Ten Low Cost Alternatives to Getting a MFA Degree

treasure chest overflowing with coins

1. Take Continuing Education Classes

Most colleges and universities offer continuing education classes. In many cases, the education you receive in these classes is equal to the training given in any MFA program, but you don’t need to pay as much.

2. Take Business Classes

There are many small business resources available in most decent-sized cities and towns. If you’re far from a city, there are online courses available from most colleges and universities. Taking business classes from an artist’s perspective can be very enlightening, and inspiring.

3. Find a Mentor

Rather than paying thousands of dollars to a professor you don’t know so you can get a degree, find someone whose work you admire and see if they will act as your mentor. It’ll likely cost a fraction of college tuition.

4. Travel

Lots of times people go back to graduate school because they’re feeling antsy in their lives. By traveling you can experience another culture, or simply get out of your neighborhood and out of your routine. Travel is inspiring, and it costs a heck of a lot less than college tuition.

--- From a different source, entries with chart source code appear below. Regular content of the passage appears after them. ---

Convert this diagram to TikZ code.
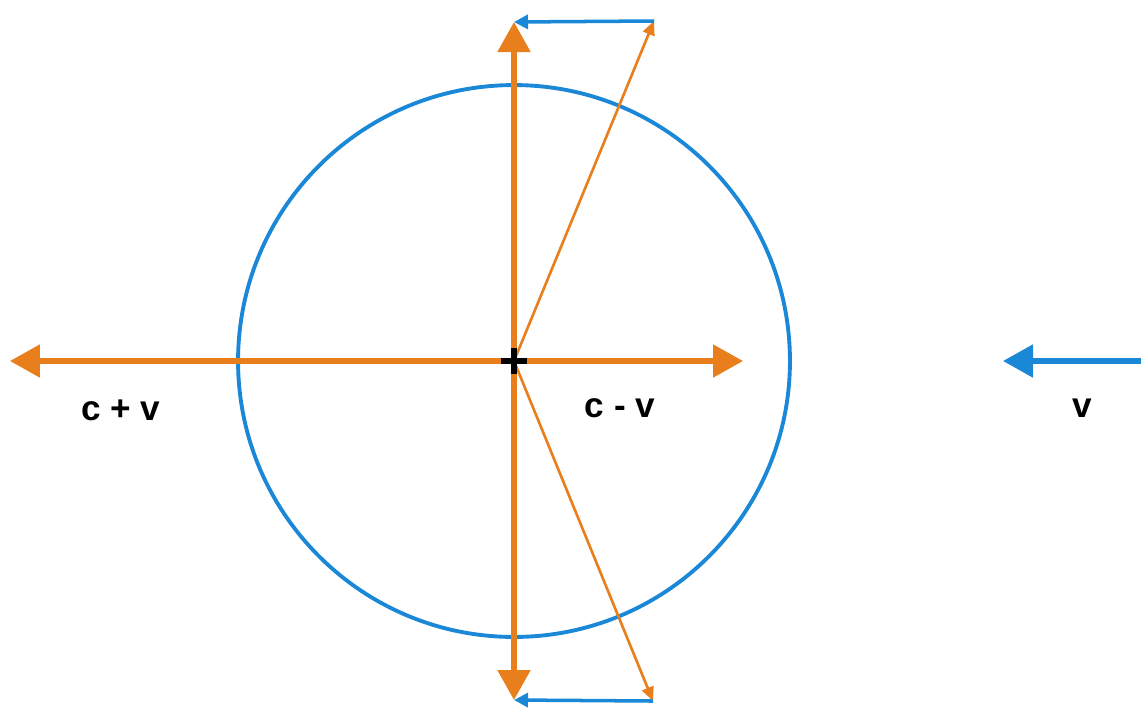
\documentclass[tikz,border=0pt]{standalone}
\usepackage{fontspec}
\setsansfont{Liberation Sans}
\usepackage{xcolor}
\usepackage{tikz}
\usetikzlibrary{arrows.meta,positioning}
\definecolor{waveOrange}{HTML}{E97E1C}
\definecolor{waveBlue}{HTML}{1A88D6}

\begin{document}
\begin{tikzpicture}[
    x=0.02cm, y=-0.02cm,
    every node/.style={font=\sffamily\bfseries\fontsize{20}{22}\selectfont, inner sep=0pt},
    axis/.style={draw=waveOrange, line width=3pt, -{Triangle[length=6mm,width=6.4mm]}},
    slant/.style={draw=waveOrange, line width=1.5pt, -{Triangle[length=2.8mm,width=2.4mm]}},
    drift/.style={draw=waveBlue, line width=2pt, -{Triangle[length=2.8mm,width=2.8mm]}},
    wind/.style={draw=waveBlue, line width=3pt, -{Triangle[length=6mm,width=6.4mm]}}
]
    \useasboundingbox (0,0) rectangle (1141,711);

    \coordinate (ctr) at (514,361);
    \coordinate (west) at (10,361);
    \coordinate (east) at (743,361);
    \coordinate (north) at (514,22);
    \coordinate (south) at (514,700);
    \coordinate (ne) at (654,21);
    \coordinate (se) at (653,701);
    \coordinate (vstart) at (1141,361);
    \coordinate (vend) at (1003,361);

    % wave front
    \draw[waveBlue, line width=2.2pt] (ctr) circle [radius=5.52cm];

    % sound speeds
    \draw[axis] (ctr) -- (west);
    \draw[axis] (ctr) -- (east);
    \draw[axis] (ctr) -- (north);
    \draw[axis] (ctr) -- (south);
    \draw[slant] (ctr) -- (ne);
    \draw[slant] (ctr) -- (se);
    \draw[drift] (ne) -- (north);
    \draw[drift] (se) -- (south);

    % wind
    \draw[wind] (vstart) -- (vend);

    % source
    \draw[black, line width=3.6pt] (501,361) -- (527,361) (514,348) -- (514,374);

    \node (cplus) at (121,410) {c + v};
    \node (cminus) at (620,408) {c - v};
    \node (vlabel) at (1082,408) {v};
\end{tikzpicture}
\end{document}
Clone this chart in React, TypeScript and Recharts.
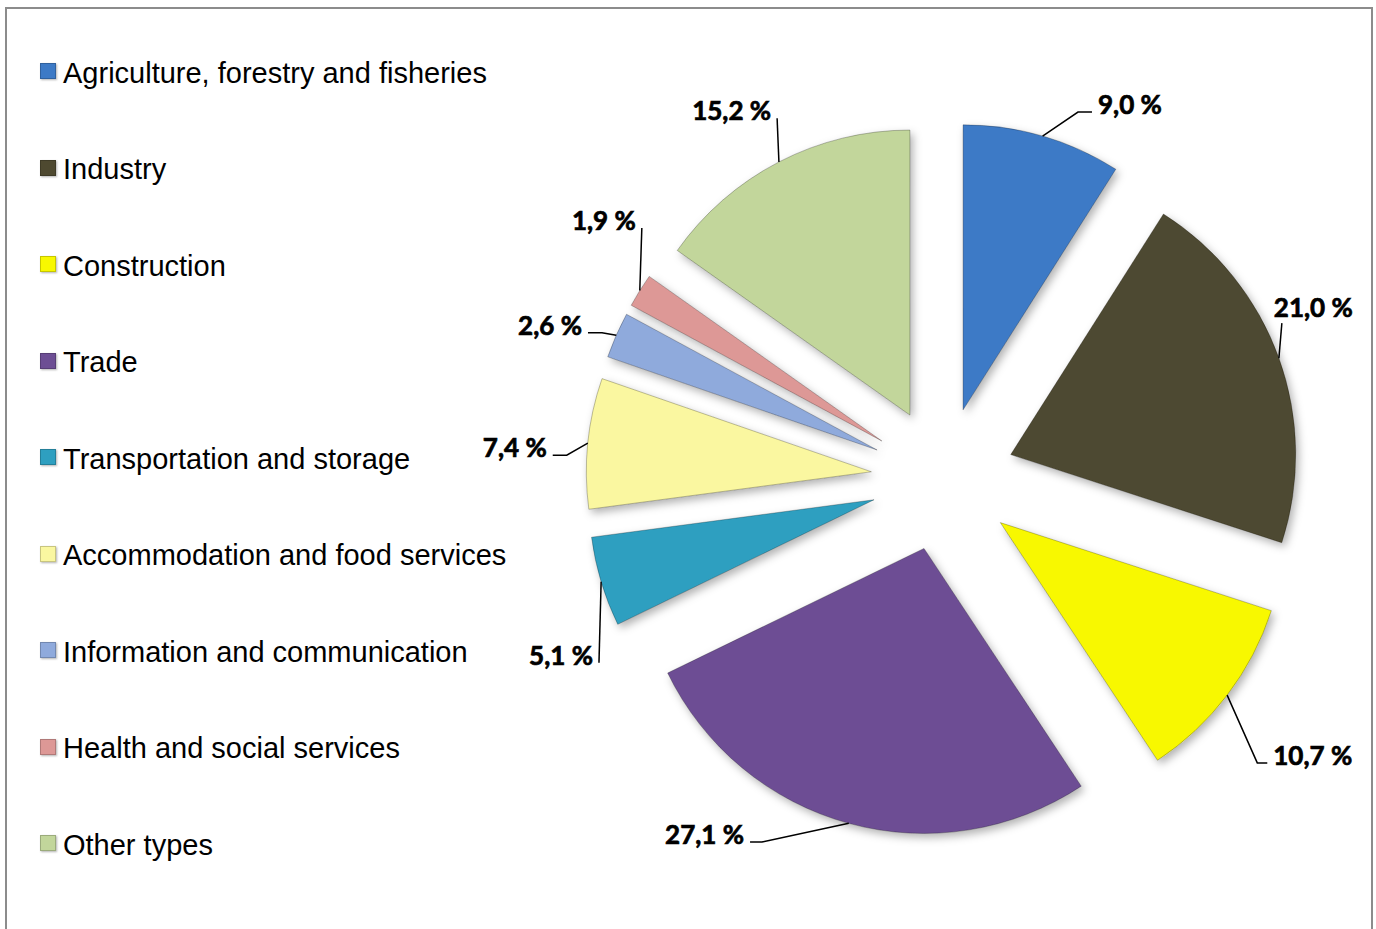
import React from "react";
import { PieChart, Pie, Cell } from "recharts";

const sectors = [
  "Agriculture, forestry and fisheries",
  "Industry",
  "Construction",
  "Trade",
  "Transportation and storage",
  "Accommodation and food services",
  "Information and communication",
  "Health and social services",
  "Other types",
];
const shares = [9.0, 21.0, 10.7, 27.1, 5.1, 7.4, 2.6, 1.9, 15.2];

const chartData = sectors.map((name, i) => ({ name, value: shares[i] }));

const colors = [
  "#3d7ac6",
  "#4e4930",
  "#f8f800",
  "#6d4e94",
  "#2e9fc0",
  "#faf7a0",
  "#8faadc",
  "#dd9896",
  "#c2d69b",
];

const PIE_X = 943;
const PIE_Y = 479;
const RADIUS = 285;
const EXPLODE = 72;

// end of each leader line: angle clockwise from 12 o'clock, distance from pie centre
const labelAngle = [22.1, 65.3, 131.2, 208.0, 241.9, 273.5, 292.4, 309.8, 335.3];
const labelDist = [396, 373, 431, 411, 390, 391, 384, 392, 397];
const labelSide = ["right", "above", "right", "left", "left", "left", "left", "left", "left"];
const labelElbow = [14, 0, 10, 12, 0, 14, 14, 0, 0];

const RAD = Math.PI / 180;
const total = shares.reduce((a, b) => a + b, 0);

// explode offset of each slice along its middle
const offsets = shares.map((v, i) => {
  const before = shares.slice(0, i).reduce((a, b) => a + b, 0);
  const mid = ((before + v / 2) / total) * 360;
  return { dx: EXPLODE * Math.sin(mid * RAD), dy: -EXPLODE * Math.cos(mid * RAD) };
});

const fmt = (v: number) => v.toFixed(1).replace(".", ",") + " %";

const renderLabel = (props: any) => {
  const { cx, cy, midAngle, outerRadius, index } = props;
  const r = outerRadius + EXPLODE;
  const px = cx + r * Math.cos(-midAngle * RAD);
  const py = cy + r * Math.sin(-midAngle * RAD);
  const t = labelAngle[index] * RAD;
  const ax = cx + labelDist[index] * Math.sin(t);
  const ay = cy - labelDist[index] * Math.cos(t);
  const side = labelSide[index];
  const ex = side === "right" ? ax - labelElbow[index] : ax + labelElbow[index];
  let tx = ax - 6;
  let ty = ay + 2;
  let anchor = "end";
  if (side === "right") {
    tx = ax + 6;
    anchor = "start";
  } else if (side === "above") {
    tx = ax - 8;
    ty = ay - 6;
    anchor = "start";
  }
  return (
    <g key={`lbl-${index}`}>
      <polyline
        points={`${px},${py} ${ex},${ay} ${ax},${ay}`}
        fill="none"
        stroke="#000"
        strokeWidth={1.5}
      />
      <text
        x={tx}
        y={ty}
        textAnchor={anchor}
        fontFamily="Lato, 'Open Sans', sans-serif"
        fontWeight={700}
        fontSize={26}
        fill="#000"
        stroke="#000"
        strokeWidth={0.7}
      >
        {fmt(shares[index])}
      </text>
    </g>
  );
};

export default function App() {
  return (
    <div style={{ position: "absolute", left: 0, top: 0, width: 1376, height: 929, background: "#fff" }}>
      <svg width={0} height={0} style={{ position: "absolute" }}>
        <defs>
          <filter id="sliceShadow" x="-20%" y="-20%" width="140%" height="140%">
            <feDropShadow dx="3" dy="4" stdDeviation="4" floodColor="#000" floodOpacity="0.3" />
          </filter>
        </defs>
      </svg>
      <div
        style={{
          position: "absolute",
          left: 5,
          top: 7,
          width: 1368,
          height: 922,
          boxSizing: "border-box",
          borderTop: "2px solid #8c8c8c",
          borderLeft: "2px solid #8c8c8c",
          borderRight: "2px solid #8c8c8c",
        }}
      />
      <div style={{ position: "absolute", left: 0, top: 0 }}>
        <PieChart width={1376} height={929} margin={{ top: 0, right: 0, bottom: 0, left: 0 }}>
          {offsets.map((o, i) => (
            <Pie
              key={`slice-${i}`}
              data={chartData}
              dataKey="value"
              nameKey="name"
              cx={PIE_X + o.dx}
              cy={PIE_Y + o.dy}
              outerRadius={RADIUS}
              startAngle={90}
              endAngle={-270}
              legendType="none"
              isAnimationActive={false}
            >
              {chartData.map((d, j) => (
                <Cell
                  key={`c-${j}`}
                  fill={j === i ? colors[j] : "none"}
                  stroke={j === i ? "rgba(0,0,0,0.25)" : "none"}
                  strokeWidth={1}
                  filter={j === i ? "url(#sliceShadow)" : undefined}
                />
              ))}
            </Pie>
          ))}
          <Pie
            data={chartData}
            dataKey="value"
            nameKey="name"
            cx={PIE_X}
            cy={PIE_Y}
            outerRadius={RADIUS}
            startAngle={90}
            endAngle={-270}
            legendType="none"
            isAnimationActive={false}
            label={renderLabel}
            labelLine={false}
          >
            {chartData.map((d, j) => (
              <Cell key={`l-${j}`} fill="none" stroke="none" />
            ))}
          </Pie>
        </PieChart>
      </div>
      {sectors.map((name, i) => (
        <div key={name}>
          <div
            style={{
              position: "absolute",
              left: 40,
              top: 63 + i * 96.5,
              width: 16,
              height: 16,
              boxSizing: "border-box",
              background: colors[i],
              border: "1px solid rgba(0,0,0,0.2)",
              boxShadow: "1px 1px 2px rgba(0,0,0,0.3)",
            }}
          />
          <div
            style={{
              position: "absolute",
              left: 63,
              top: 58.5 + i * 96.5,
              fontFamily: "'Liberation Sans', Arial, sans-serif",
              fontSize: 29,
              lineHeight: "29px",
              color: "#000",
              whiteSpace: "nowrap",
            }}
          >
            {name}
          </div>
        </div>
      ))}
    </div>
  );
}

5. Get a Graduate Certificate

Some schools offer graduate certificates, which are short and highly specialized training programs. Often, these programs are designed to teach students a particular skill and can catapult your art to a new level.

6. Switch Jobs

If you’re bored at work, and thinking about going back to school, try finding a new position first. Getting paid to grow beats paying to grow.

7. Start Teaching

The MFA is a teaching degree, meaning it’s often pursued and required to become a college professor in art. If you haven’t taught yet, realize that you might not like it. You also may love it! If you haven’t taught yet, how would you know? You can start teaching with an undergrad degree in most continuing education programs, and if you get a decent job in the right place, they may even pay for your graduate education.

8. Raise Some Funds

Figure out a project you want to do and start crowd funding to make it happen. Sites like Kickstarter and Go Fund Me make that possible.

9. Join Your Local Art Community

If you live in a town or city where there is an art scene, get involved. There’s nothing like connections to fuel your career in the art world.

10. Form a Local Art Community

If you live in a place where there isn’t an art scene, create one! Gather local artists and do a group show. Form a club that meets once a month to share and critique current projects. If there are no artists where you live, share your art and turn everyone around you into an audience.